Time passed and after almost a year, I had given up hope, then finally the
customer finds the open reel and I could borrow it.
It was a tremendous filing to borrow and listen to this recording.
At that time I worked in a sound studio which was equipped in professionally
equipment. As the open reel is transferred to a proffisionellt way.
Notes from the customer at the record store (1995):
The recording was made by my friend from the 10th row on a so called reporter's
tape recorder (cassette used for interviews ect). I sat on 28th row and
experinced my first real consert. Later I transferred the casette to open reel.
My friend only had a C-90 tape with him and noticed that the time went,
especially in the very long instrumental tunings between each song. He made a
few adjustments in a few places (fade out, fade in). A Saucerful Of Secrets was
interrupted when the casetten runs out, unfortunately. Astronomy domain is
halfway recorded too high before it is discovered that it is too loud. When it
comes to high volum the konsert is still unbeatable. The song with the footsteps
going / running (Cymbaline or Embryo, I do not remember) was the concert Hall
completely black during this time and the steps ran around the speakers around
the 360 degrees, already then an odd event that causes laughs heard on the
recording.
Newspaper Review from "GT" the day after the concert, translated to English
(Sorry for my bad English):
Some evil forebodings was there on the way to the concert hall last night. Pink
Floyd makes great music on their recordings. But often groups of their caliber
more or less fall apart musically on stage. But it did not do so in this case,
rather the opposite. If most groups produce good music Pink Floyd makes enormous
music. It is music of dimensions that are difficult to explain. The difference
between them and most other is like the difference between black and white film
in the usual format and color film in Cinemas Cope.
Within the so-called classical music are you currently almost desperate search
for new forms of expression. They are experimenting with electronic sounds and
new instruments and tools. So far it has not accomplished any sense. It would
have been useful for these "seekers" to sit in the concert hall yesterday along
with the rest of us is to say the 1,300 who got site.

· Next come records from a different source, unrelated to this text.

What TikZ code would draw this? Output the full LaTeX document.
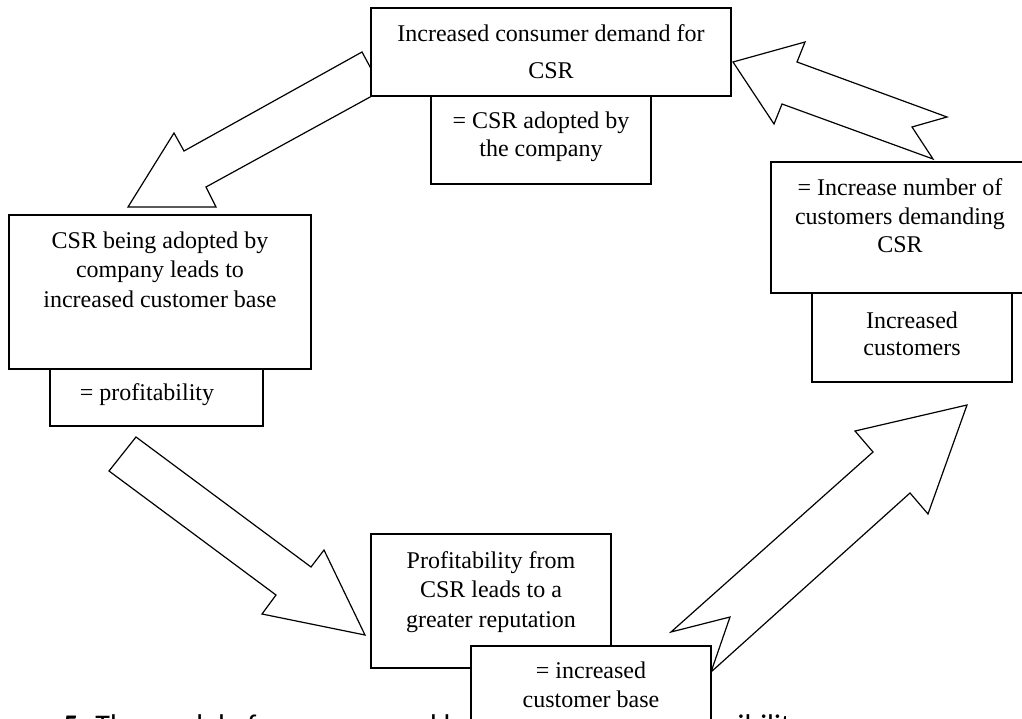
\documentclass[tikz,border=0pt]{standalone}
\usepackage{fontspec}
\setmainfont{Liberation Serif}
\newfontfamily\capfont{Carlito}
\newcommand\tbx[5]{\parbox[c][#2pt][t]{#1pt}{\centering\fontsize{24}{#4}\selectfont\rule{0pt}{#3pt}#5\par}}
\tikzset{
  boxnode/.style={draw, line width=1.4pt, fill=white, inner sep=0pt, outer sep=0pt},
  blockarrow/.style={draw, line width=1.2pt, fill=white, line join=miter}
}
\begin{document}
\begin{tikzpicture}[x=1pt,y=-1pt]
\clip (0,0) rectangle (1022,719);
\fill[white] (0,0) rectangle (1022,719);
% caption (mostly cut off at the bottom)
\node[anchor=base west, inner sep=0pt, font=\capfont\fontsize{30}{36}\selectfont] (cap) at (63,735) {\textbf{5.} The model of consumer and business social\hspace{12pt} responsibility};
% block arrows
\draw[blockarrow] (128,207) -- (174,133) -- (184,151) -- (362,52) -- (375,76) -- (392,85) -- (206,187) -- (216,207) -- cycle;
\draw[blockarrow] (733,62) -- (805,42) -- (797,62) -- (947,117) -- (912,127) -- (933,159) -- (782,104) -- (774,124) -- cycle;
\draw[blockarrow] (365,635) -- (324,550) -- (311,567) -- (136,437) -- (109,471) -- (276,595) -- (262,614) -- cycle;
\draw[blockarrow] (967,405) -- (855,431) -- (873,452) -- (671,632) -- (730,617) -- (711,672) -- (910,493) -- (928,514) -- cycle;
% boxes
\node[boxnode] (b2) at (541,140) {\tbx{220}{88}{33}{28}{= CSR adopted by\\the company}};
\node[boxnode] (b1) at (551,52) {\tbx{360}{88}{34}{37}{Increased consumer demand for\\CSR}};
\node[boxnode] (b3) at (160,292) {\tbx{302}{154}{33}{29.5}{CSR being adopted by\\company leads to\\increased customer base}};
\node[boxnode] (b4) at (156.5,397.5) {\tbx{213}{57}{31}{28}{= profitability\hspace*{19pt}}};
\node[boxnode] (b5) at (900,227.5) {\tbx{258}{131}{34}{28.5}{= Increase number of\\customers demanding\\CSR}};
\node[boxnode] (b6) at (912,337.5) {\tbx{200}{89}{35}{27}{Increased\\customers}};
\node[boxnode] (b7) at (491,601) {\tbx{240}{134}{34}{29.5}{Profitability from\\CSR leads to a\\greater reputation}};
\node[boxnode] (b8) at (591,698) {\tbx{240}{104}{32}{29}{= increased\\customer base}};
\end{tikzpicture}
\end{document}
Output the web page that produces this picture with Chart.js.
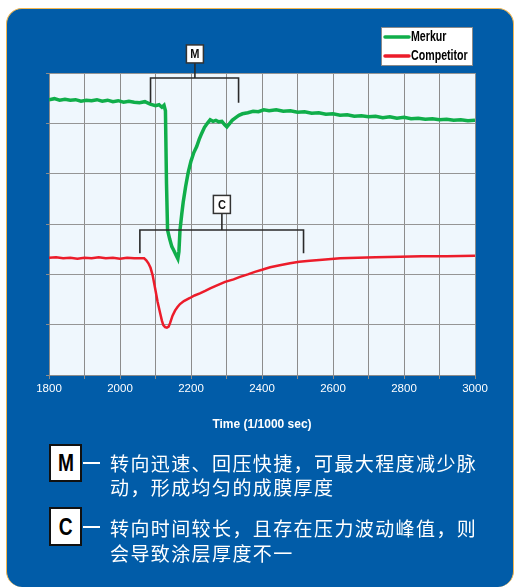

Pink Floyd is child of its time. We are living in the space age, we have
advanced electronic technology of good and evil. Yesterday Pink Floyd showed on
the good opportunities. In addition to conventional instruments they used echo
machines, startling sound distribution system, delay machines and tone
generators. It never got any feeling that the technology had to take over, but
it was ruled to full of the 4 musicians.
I just want to mention one track by all the group had time for during the
approximately three-hour concert (!).
"A Saucerful Of Secrets" consists of two parts. One where you totally blow your
head off a cacophony of sound that torture was followed eventually by a clear
Bach inspired second part that slowly relentlessly built up a completely
fantastic final. If Bach had been there yesterday, he had rejoiced !! I do not
care to describe something more. Let me just say that the evening was an
experience of tremendous size. One more minute and you had been carried home!